The UN's Conference on Trade and Development (Unctad), headquartered in Geneva, predicts a slowdown in global growth from three percent in 2022 to 2.4 percent in 2023.

And while inflation has come down somewhat since the peak in 2022, the report suggests higher rates have had little effect on lowering prices, which instead fell because of a drop in oil and gas prices when market panic subsided after the initial phase of the energy crunch following the Ukraine invasion was over.

Meanwhile, high interest rates have exacerbated global inequality and harmed investment prospects.

"We want to see a much more balanced mix of policies.
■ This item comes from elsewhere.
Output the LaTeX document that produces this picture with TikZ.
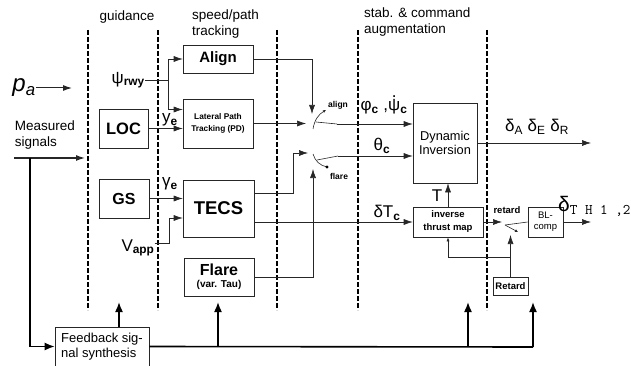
\documentclass[tikz,border=0pt]{standalone}
\usepackage{fontspec}
\setmainfont{Liberation Sans}
\usepackage{amsmath, amssymb}
\usetikzlibrary{arrows.meta, positioning, calc}
\newcommand{\pfont}[2]{\fontsize{#1}{#2}\selectfont}
\newcommand{\psidot}{{\ooalign{ψ\cr\hidewidth\raisebox{0.78em}{.}\hidewidth\cr}}}
\tikzset{
  blk/.style={draw=black!85, line width=0.6pt, align=center, inner sep=1pt},
  sig/.style={-{Latex[length=9pt,width=6pt]}, line width=0.6pt, draw=black!85},
  ln/.style={line width=0.6pt, draw=black!85},
  bus/.style={-{Latex[length=10pt,width=8pt]}, line width=1.6pt},
  zone/.style={line width=1.3pt, dash pattern=on 5pt off 2pt},
  hdr/.style={font=\pfont{13.5}{16}, align=left, inner sep=0pt},
  lbl/.style={inner sep=0pt, font=\pfont{17}{18}},
  tiny/.style={inner sep=0pt, font=\bfseries\pfont{8.5}{9}}
}

\begin{document}
\begin{tikzpicture}[x=1pt, y=-1pt]
    \useasboundingbox (0,0) rectangle (631,366);
    % zone borders
    \foreach \xz in {88,158,277,358,487}
      \draw[zone] (\xz,30) -- (\xz,310);
    \node[hdr] (hguid) at (127,17) {guidance};
    \node[hdr, anchor=west] (hspeed) at (192,24) {speed/path\\tracking};
    \node[hdr, anchor=west] (hstab) at (364,22) {stab. \& command\\augmentation};

    % blocks
    \node[blk, minimum width=70pt, minimum height=28pt, font=\bfseries\pfont{15}{15}] (align) at (218,59) {Align};
    \node[blk, minimum width=70pt, minimum height=49pt, font=\bfseries\pfont{8.3}{12}] (lpt) at (218,123.5) {Lateral Path\\Tracking (PD)};
    \node[blk, minimum width=49pt, minimum height=39pt, font=\bfseries\pfont{16.5}{16}] (loc) at (123.5,128.5) {LOC};
    \node[blk, minimum width=50pt, minimum height=39pt, font=\bfseries\pfont{16}{16}] (gs) at (124,198.5) {GS};
    \node[blk, minimum width=71pt, minimum height=57pt, font=\bfseries\pfont{18.5}{18}] (tecs) at (218.5,208.5) {TECS};
    \node[blk, minimum width=70pt, minimum height=38pt, font=\bfseries] (flare) at (219,277) {{\pfont{16}{17}Flare}\\{\pfont{10}{11}(var. Tau)}};
    \node[blk, minimum width=94pt, minimum height=39pt, align=left, font=\pfont{13}{15}] (fbs) at (102,346.5) {Feedback sig-\\nal synthesis};
    \node[blk, minimum width=64pt, minimum height=80pt, font=\pfont{12.8}{14}] (dyninv) at (445,143) {Dynamic\\Inversion};
    \node[blk, minimum width=70pt, minimum height=30pt, font=\bfseries\pfont{9.5}{13}] (itm) at (448,222) {inverse\\thrust map};
    \node[blk, minimum width=35pt, minimum height=30pt, font=\pfont{9.5}{11}] (blc) at (545.5,222) {BL-\\comp};
    \node[blk, minimum width=35pt, minimum height=18pt, font=\bfseries\pfont{9.5}{10}] (ret) at (510.5,286) {Retard};

    % inputs
    \node[lbl, font=\itshape\pfont{24}{24}] (pa) at (24,88) {p\textsubscript{a}};
    \coordinate (paend) at (72,88);
    \draw[sig, line width=1pt] (pa.east) -- (paend);
    \node[hdr] (meas) at (45,135) {Measured\\signals};
    \coordinate (msin) at (14,158);
    \coordinate (msend) at (85,158);
    \coordinate (msdown) at (30,158);
    \draw[sig, line width=1.2pt] (msin) -- (msend);
    \draw[bus] (msdown) |- (fbs.west);

    % guidance to tracking
    \node[lbl, anchor=east] (psirwy) at (145,80) {ψ\textsubscript{\bfseries rwy}};
    \coordinate (psijn) at (168,80);
    \draw[ln] (psirwy.east) -- (psijn);
    \draw[sig] (psijn) |- (align.west);
    \draw[sig] (psijn) |- ([yshift=14pt]lpt.west);
    \draw[sig] (loc.east) -- (loc.east -| lpt.west);
    \node[lbl] (ye) at (170,120) {y\textsubscript{\bfseries e}};
    \draw[sig] (gs.east) -- (gs.east -| tecs.west);
    \node[lbl] (gammae) at (170,184) {γ\textsubscript{\bfseries e}};
    \node[lbl] (vapp) at (138,248) {V\textsubscript{\bfseries app}};
    \coordinate (vjn) at (169,218);
    \draw[sig] ([yshift=5pt]vapp.east) -| (vjn) -- (vjn -| tecs.west);

    % align switch
    \coordinate (swa) at (306,123.5);
    \coordinate (swatop) at (312,114);
    \coordinate (swapiv) at (316,122);
    \coordinate (swaout) at (337,124);
    \draw[sig] (lpt.east) -- (swa);
    \draw[sig] (align.east) -| (swatop);
    \draw[ln] (swapiv) -- (swaout);
    \draw[sig] (swaout) -- (swaout -| dyninv.west);
    \draw[ln, -{Latex[length=3pt,width=3pt]}] ($(swapiv)+(-3,7)$) to[bend left=25] ($(swapiv)+(10,-12)$);
    \node[tiny] (lalign) at (338,105) {align};

    % flare switch
    \coordinate (swf) at (308,153);
    \coordinate (swfbend) at (293,153);
    \coordinate (swfpiv) at (317,160);
    \coordinate (swfout) at (338,156);
    \coordinate (swfbot) at (313,169);
    \draw[sig] ([yshift=15.5pt]tecs.east) -| (swfbend) -- (swf);
    \draw[ln] (swfpiv) -- (swfout);
    \draw[sig] (swfout) -- (swfout -| dyninv.west);
    \draw[ln] ($(swfpiv)+(-4,-6)$) to[bend right=30] ($(swfpiv)+(10,7)$);
    \fill ($(swfpiv)+(10,7)$) circle (1.6pt);
    \draw[sig] (flare.east) -| (swfbot);
    \node[tiny] (lflare) at (339,176) {flare};

    % commands
    \node[lbl] (phic) at (384,107) {φ\textsubscript{\bfseries c} ,\psidot\textsubscript{\bfseries c}};
    \node[lbl] (thetac) at (382,146) {θ\textsubscript{\bfseries c}};
    \draw[sig] (itm.west -| tecs.east) -- (itm.west);
    \node[lbl] (dtc) at (387,213) {δT\textsubscript{\bfseries c}};
    \coordinate (dout) at (591,143);
    \draw[sig] (dyninv.east) -- (dout);
    \node[lbl] (daer) at (537,127) {δ\textsubscript{A}\ δ\textsubscript{E}\ δ\textsubscript{R}};
    \draw[sig] (itm.north) -- (itm.north |- dyninv.south);
    \node[lbl] (tthr) at (437,196) {T};

    % retard switch
    \coordinate (swr) at (502,222);
    \coordinate (swrpiv) at (505,225);
    \coordinate (swrbot) at (510.5,235);
    \coordinate (retjn) at (510.5,257);
    \draw[sig] (itm.east) -- (swr);
    \draw[ln] (swrpiv) -- (blc.west);
    \draw[ln, -{Latex[length=3pt,width=3pt]}] (swrpiv) -- (518,232);
    \draw[sig] (ret.north) -- (swrbot);
    \draw[ln, -{Latex[length=4pt,width=3pt]}] (retjn) -| (itm.south);
    \node[tiny, font=\bfseries\pfont{9.5}{10}] (lretard) at (507,210) {retard};
    \coordinate (thout) at (591,222);
    \draw[sig] (blc.east) -- (thout);
    \node[lbl, anchor=west, font=\pfont{21}{21}] (dth) at (558,206) {δ\textsubscript{\ttfamily T H 1 ,2}};

    % feedback bus
    \coordinate (busend) at (533,347);
    \coordinate (fbup) at (119,302);
    \coordinate (up1) at (218,302);
    \coordinate (up2) at (468,302);
    \coordinate (up3) at (533,302);
    \draw[line width=1.6pt] (fbs.east) -- (busend);
    \draw[bus] (fbup |- fbs.north) -- (fbup);
    \draw[bus] (up1 |- busend) -- (up1);
    \draw[bus] (up2 |- busend) -- (up2);
    \draw[bus] (up3 |- busend) -- (up3);
  \end{tikzpicture}
\end{document}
We can't simply rely on monetary policy to do the job," said Richard Kozul-Wright, director of Unctad's development strategy division.

The prospect of meeting the UN Sustainable Development Goals (SDGs) by 2030 is "fading" as interest rates squeeze the fiscal space governments need to invest in clean energy.

Europe is on the brink of a recession, and the United States is showing signs of "building back weaker" despite massive government spending.

"To safeguard the world economy from future systemic crises, we must avoid the policy mistakes of the past and embrace a positive reform agenda," said Unctad secretary-general Rebeca Grynspan.


One reform suggested in the report to be added to the "mix" of inflation-fighting measures was stricter regulation of commodity markets.

Much of the inflation outside of Europe was driven by food prices, market speculation, and corporate profiteering by companies like Cargill cited in the report, which saw historic profits since the Russian invasion of Ukraine.

But commodities such as wheat, barley, sugar and maize are traded in an environment described by the UN as an "unregulated financial sector that operates outside of traditional banking oversight."

This lack of oversight makes the connection between profits and speculative trading hard to pattern out, rendering authorities mostly powerless to limit this form of profiteering and inflation.

Connected to this is that the worst-hit countries are the low- and middle-income countries that started to tap international capital markets in the past ten years, overwhelmingly against adjustable interest rates.

These so-called "frontier countries" now often spend a third of their national budget on paying back foreign creditors alone, up from an average of six percent in 2010, caused by the sudden increase of borrowing rates.

Some 3.3 billion people — almost half of humanity — now live in countries that spend more on debt interest payments than on education or health.

To get global economies back on track, Unctad calls for an end to austerity in wealthy countries, which is worsening the economic outlook in the developing world, and focus instead on wage-led growth and improving social protection programmes.

"We need a balanced policy mix of fiscal, monetary and supply-side measures to achieve financial sustainability, boost productive investment and create better jobs," said Grynspan.